>>

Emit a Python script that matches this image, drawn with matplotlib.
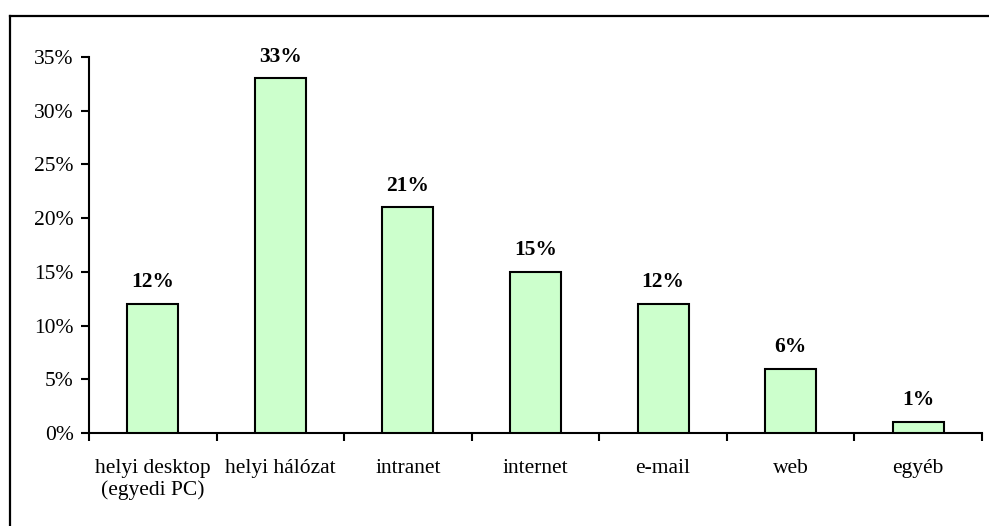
import matplotlib.pyplot as plt
from matplotlib.lines import Line2D
import numpy as np

plt.rcParams['font.family'] = ['Liberation Serif', 'DejaVu Serif']

categories = ['helyi desktop\n(egyedi PC)', 'helyi hálózat', 'intranet', 'internet',
              'e-mail', 'web', 'egyéb']
values = [12, 33, 21, 15, 12, 6, 1]

fig = plt.figure(figsize=(9.89, 5.26), dpi=100)
ax = fig.add_axes([89 / 989, 1 - 433 / 526, (982 - 89) / 989, (433 - 57) / 526])

x = np.arange(len(categories))
ax.bar(x, values, width=0.4, color='#ccffcc', edgecolor='black', linewidth=1.5, zorder=3)

for xi, v in zip(x, values):
    ax.text(xi, v + 1.1, f'{v}%', ha='center', va='bottom', fontsize=15.5, fontweight='bold')

ax.set_xlim(-0.5, len(categories) - 0.5)
ax.set_ylim(0, 35)
ax.set_yticks(np.arange(0, 36, 5))
ax.set_yticklabels([f'{t}%' for t in range(0, 36, 5)], fontsize=15.5)

# category ticks sit on the boundaries between bars
ax.set_xticks(np.arange(-0.5, len(categories), 1))
ax.set_xticklabels([])
ax.set_xticks(x, minor=True)
ax.set_xticklabels(categories, minor=True, fontsize=15.5, linespacing=1.15)
ax.tick_params(axis='x', which='minor', length=0, pad=19)
ax.tick_params(axis='x', which='major', direction='out', length=6, width=1.5)
ax.tick_params(axis='y', direction='out', length=6, width=1.5, pad=5)

for s in ['top', 'right']:
    ax.spines[s].set_visible(False)
for s in ['left', 'bottom']:
    ax.spines[s].set_linewidth(1.5)

# outer frame (left and top edges)
fig.add_artist(Line2D([9.5 / 989, 9.5 / 989], [0, 1 - 15.5 / 526], color='black',
                      lw=1.6, transform=fig.transFigure))
fig.add_artist(Line2D([9.5 / 989, 1], [1 - 15.5 / 526, 1 - 15.5 / 526], color='black',
                      lw=1.6, transform=fig.transFigure))

fig.savefig('out.png', dpi=100)
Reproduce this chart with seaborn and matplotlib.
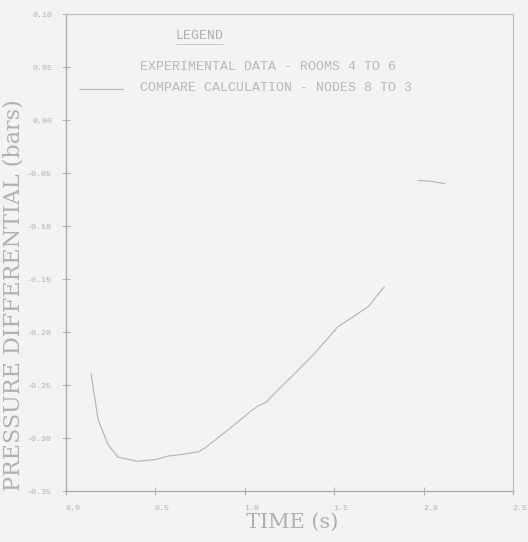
import numpy as np
import pandas as pd
import matplotlib
matplotlib.use("Agg")
import matplotlib.pyplot as plt
import matplotlib.transforms as mtransforms
from matplotlib.lines import Line2D
from matplotlib.ticker import MultipleLocator
import seaborn as sns

# COMPARE calculation, nodes 8 to 3: time (s) vs pressure differential (bars)
# (the trace is broken between 1.78 s and 1.97 s)
calc_time = [0.14, 0.18, 0.235, 0.29, 0.40, 0.51, 0.57, 0.625, 0.74, 0.78, 0.87,
             0.96, 1.03, 1.07, 1.12, 1.20, 1.28, 1.39, 1.52, 1.69, 1.78,
             1.97, 2.05, 2.12]
calc_dp = [-0.239, -0.283, -0.306, -0.318, -0.322, -0.320, -0.317, -0.316, -0.313,
           -0.309, -0.297, -0.285, -0.275, -0.270, -0.266, -0.252, -0.239, -0.220,
           -0.195, -0.176, -0.157, -0.057, -0.058, -0.060]
calc_piece = [0] * 21 + [1] * 3

x_ticks = [0.0, 0.5, 1.0, 1.5, 2.0, 2.5]
y_ticks = [0.10, 0.05, 0.00, -0.05, -0.10, -0.15, -0.20, -0.25, -0.30, -0.35]

legend_title = "LEGEND"
legend_labels = ["EXPERIMENTAL DATA - ROOMS 4 TO 6",
                 "COMPARE CALCULATION - NODES 8 TO 3"]

sns.set_theme(style="white")
plt.rcParams["font.family"] = ["DejaVu Sans"]

ink = "#b4b4b4"
paper = "#f3f3f3"
mono = "Liberation Mono"
serif = "DejaVu Serif"

fig = plt.figure(figsize=(5.28, 5.42), dpi=100, facecolor=paper)
ax = fig.add_axes([0.125, 0.094, 0.847, 0.880])
ax.set_facecolor(paper)

df = pd.DataFrame({"t": calc_time, "dp": calc_dp, "piece": calc_piece})
sns.lineplot(data=df, x="t", y="dp", units="piece", ax=ax, color="#b2b2b2", lw=0.8,
             sort=False, estimator=None)

ax.set_xlim(0.0, 2.5)
ax.set_ylim(-0.35, 0.10)
ax.set_xticks(x_ticks)
ax.set_yticks(y_ticks)
ax.set_xticklabels([f"{v:.1f}" for v in x_ticks], family=mono)
ax.set_yticklabels([f"{v:.2f}".replace("-0.00", "0.00") for v in y_ticks], family=mono)
ax.xaxis.set_minor_locator(MultipleLocator(0.25))
ax.yaxis.set_minor_locator(MultipleLocator(0.025))
ax.tick_params(axis="both", which="major", direction="inout", length=6, width=0.8,
               color=ink, labelsize=6, labelcolor="#b0b0b0", pad=7)
ax.tick_params(axis="both", which="minor", direction="inout", length=3, width=0.6,
               color=ink)
ax.tick_params(left=True, bottom=True)

# plotter-style x labels sit a little to the right of their ticks
shift = mtransforms.ScaledTranslation(7 / 100, 0, fig.dpi_scale_trans)
for lab in ax.get_xticklabels():
    lab.set_transform(lab.get_transform() + shift)

for side in ["left", "bottom"]:
    ax.spines[side].set_color("#a8a8a8")
    ax.spines[side].set_linewidth(0.9)
for side in ["top", "right"]:
    ax.spines[side].set_color("#bdbdbd")
    ax.spines[side].set_linewidth(0.8)

ax.set_xlabel("TIME (s)", family=serif, fontsize=15, color="#b0b0b0")
ax.xaxis.set_label_coords(0.505, -0.045)
ax.set_ylabel("PRESSURE DIFFERENTIAL (bars)", family=serif, fontsize=16,
              color="#b0b0b0")
ax.yaxis.set_label_coords(-0.093, 0.41)

# hand-drawn legend block in the upper left
ax.text(0.245, 0.955, legend_title, transform=ax.transAxes, fontsize=9.5,
        family=mono, color="#b0b0b0", ha="left", va="center")
ax.add_line(Line2D([0.245, 0.35], [0.937, 0.937], transform=ax.transAxes,
                   color="#c0c0c0", lw=0.6))
ax.text(0.165, 0.889, legend_labels[0], transform=ax.transAxes, fontsize=9.5,
        family=mono, color="#b8b8b8", ha="left", va="center")
ax.text(0.165, 0.845, legend_labels[1], transform=ax.transAxes, fontsize=9.5,
        family=mono, color="#b8b8b8", ha="left", va="center")
ax.add_line(Line2D([0.03, 0.128], [0.843, 0.843], transform=ax.transAxes,
                   color="#b8b8b8", lw=0.8))

fig.savefig("out.png", dpi=100, facecolor=paper)
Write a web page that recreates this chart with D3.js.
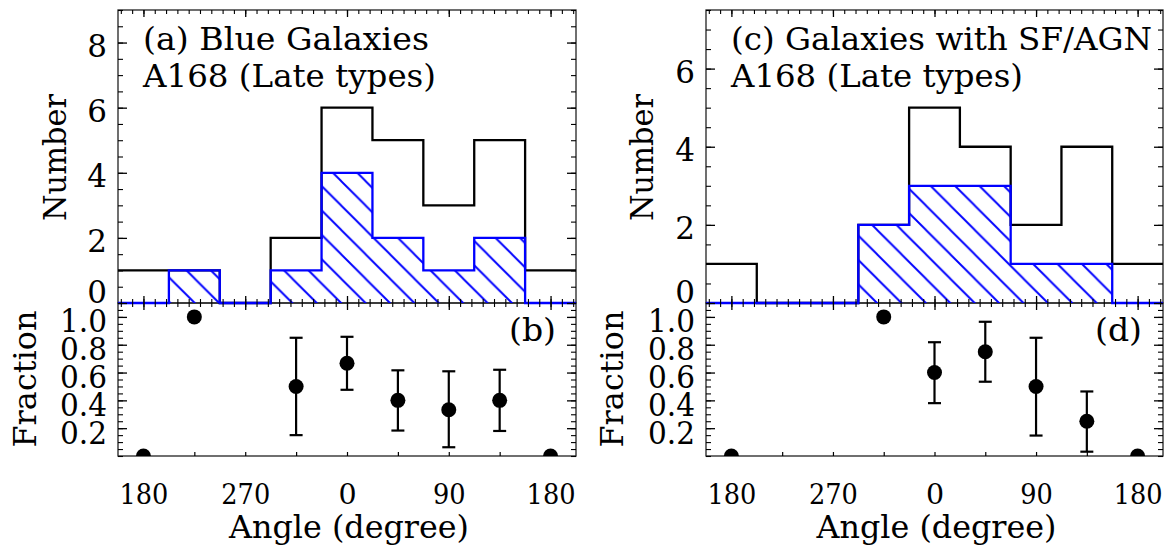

<<

THE TASK
Restate the whole listing above exactly, except for its images.

EXPECTED ANSWER
Emit a Python script that matches this image, drawn with matplotlib.
import matplotlib.pyplot as plt
from matplotlib.lines import Line2D
import numpy as np

plt.rcParams['font.family'] = ['Liberation Serif', 'DejaVu Serif']

categories = ['helyi desktop\n(egyedi PC)', 'helyi hálózat', 'intranet', 'internet',
              'e-mail', 'web', 'egyéb']
values = [12, 33, 21, 15, 12, 6, 1]

fig = plt.figure(figsize=(9.89, 5.26), dpi=100)
ax = fig.add_axes([89 / 989, 1 - 433 / 526, (982 - 89) / 989, (433 - 57) / 526])

x = np.arange(len(categories))
ax.bar(x, values, width=0.4, color='#ccffcc', edgecolor='black', linewidth=1.5, zorder=3)

for xi, v in zip(x, values):
    ax.text(xi, v + 1.1, f'{v}%', ha='center', va='bottom', fontsize=15.5, fontweight='bold')

ax.set_xlim(-0.5, len(categories) - 0.5)
ax.set_ylim(0, 35)
ax.set_yticks(np.arange(0, 36, 5))
ax.set_yticklabels([f'{t}%' for t in range(0, 36, 5)], fontsize=15.5)

# category ticks sit on the boundaries between bars
ax.set_xticks(np.arange(-0.5, len(categories), 1))
ax.set_xticklabels([])
ax.set_xticks(x, minor=True)
ax.set_xticklabels(categories, minor=True, fontsize=15.5, linespacing=1.15)
ax.tick_params(axis='x', which='minor', length=0, pad=19)
ax.tick_params(axis='x', which='major', direction='out', length=6, width=1.5)
ax.tick_params(axis='y', direction='out', length=6, width=1.5, pad=5)

for s in ['top', 'right']:
    ax.spines[s].set_visible(False)
for s in ['left', 'bottom']:
    ax.spines[s].set_linewidth(1.5)

# outer frame (left and top edges)
fig.add_artist(Line2D([9.5 / 989, 9.5 / 989], [0, 1 - 15.5 / 526], color='black',
                      lw=1.6, transform=fig.transFigure))
fig.add_artist(Line2D([9.5 / 989, 1], [1 - 15.5 / 526, 1 - 15.5 / 526], color='black',
                      lw=1.6, transform=fig.transFigure))

fig.savefig('out.png', dpi=100)
Reproduce this chart with seaborn and matplotlib.
import numpy as np
import pandas as pd
import matplotlib
matplotlib.use("Agg")
import matplotlib.pyplot as plt
import matplotlib.transforms as mtransforms
from matplotlib.lines import Line2D
from matplotlib.ticker import MultipleLocator
import seaborn as sns

# COMPARE calculation, nodes 8 to 3: time (s) vs pressure differential (bars)
# (the trace is broken between 1.78 s and 1.97 s)
calc_time = [0.14, 0.18, 0.235, 0.29, 0.40, 0.51, 0.57, 0.625, 0.74, 0.78, 0.87,
             0.96, 1.03, 1.07, 1.12, 1.20, 1.28, 1.39, 1.52, 1.69, 1.78,
             1.97, 2.05, 2.12]
calc_dp = [-0.239, -0.283, -0.306, -0.318, -0.322, -0.320, -0.317, -0.316, -0.313,
           -0.309, -0.297, -0.285, -0.275, -0.270, -0.266, -0.252, -0.239, -0.220,
           -0.195, -0.176, -0.157, -0.057, -0.058, -0.060]
calc_piece = [0] * 21 + [1] * 3

x_ticks = [0.0, 0.5, 1.0, 1.5, 2.0, 2.5]
y_ticks = [0.10, 0.05, 0.00, -0.05, -0.10, -0.15, -0.20, -0.25, -0.30, -0.35]

legend_title = "LEGEND"
legend_labels = ["EXPERIMENTAL DATA - ROOMS 4 TO 6",
                 "COMPARE CALCULATION - NODES 8 TO 3"]

sns.set_theme(style="white")
plt.rcParams["font.family"] = ["DejaVu Sans"]

ink = "#b4b4b4"
paper = "#f3f3f3"
mono = "Liberation Mono"
serif = "DejaVu Serif"

fig = plt.figure(figsize=(5.28, 5.42), dpi=100, facecolor=paper)
ax = fig.add_axes([0.125, 0.094, 0.847, 0.880])
ax.set_facecolor(paper)

df = pd.DataFrame({"t": calc_time, "dp": calc_dp, "piece": calc_piece})
sns.lineplot(data=df, x="t", y="dp", units="piece", ax=ax, color="#b2b2b2", lw=0.8,
             sort=False, estimator=None)

ax.set_xlim(0.0, 2.5)
ax.set_ylim(-0.35, 0.10)
ax.set_xticks(x_ticks)
ax.set_yticks(y_ticks)
ax.set_xticklabels([f"{v:.1f}" for v in x_ticks], family=mono)
ax.set_yticklabels([f"{v:.2f}".replace("-0.00", "0.00") for v in y_ticks], family=mono)
ax.xaxis.set_minor_locator(MultipleLocator(0.25))
ax.yaxis.set_minor_locator(MultipleLocator(0.025))
ax.tick_params(axis="both", which="major", direction="inout", length=6, width=0.8,
               color=ink, labelsize=6, labelcolor="#b0b0b0", pad=7)
ax.tick_params(axis="both", which="minor", direction="inout", length=3, width=0.6,
               color=ink)
ax.tick_params(left=True, bottom=True)

# plotter-style x labels sit a little to the right of their ticks
shift = mtransforms.ScaledTranslation(7 / 100, 0, fig.dpi_scale_trans)
for lab in ax.get_xticklabels():
    lab.set_transform(lab.get_transform() + shift)

for side in ["left", "bottom"]:
    ax.spines[side].set_color("#a8a8a8")
    ax.spines[side].set_linewidth(0.9)
for side in ["top", "right"]:
    ax.spines[side].set_color("#bdbdbd")
    ax.spines[side].set_linewidth(0.8)

ax.set_xlabel("TIME (s)", family=serif, fontsize=15, color="#b0b0b0")
ax.xaxis.set_label_coords(0.505, -0.045)
ax.set_ylabel("PRESSURE DIFFERENTIAL (bars)", family=serif, fontsize=16,
              color="#b0b0b0")
ax.yaxis.set_label_coords(-0.093, 0.41)

# hand-drawn legend block in the upper left
ax.text(0.245, 0.955, legend_title, transform=ax.transAxes, fontsize=9.5,
        family=mono, color="#b0b0b0", ha="left", va="center")
ax.add_line(Line2D([0.245, 0.35], [0.937, 0.937], transform=ax.transAxes,
                   color="#c0c0c0", lw=0.6))
ax.text(0.165, 0.889, legend_labels[0], transform=ax.transAxes, fontsize=9.5,
        family=mono, color="#b8b8b8", ha="left", va="center")
ax.text(0.165, 0.845, legend_labels[1], transform=ax.transAxes, fontsize=9.5,
        family=mono, color="#b8b8b8", ha="left", va="center")
ax.add_line(Line2D([0.03, 0.128], [0.843, 0.843], transform=ax.transAxes,
                   color="#b8b8b8", lw=0.8))

fig.savefig("out.png", dpi=100, facecolor=paper)
Write a web page that recreates this chart with D3.js.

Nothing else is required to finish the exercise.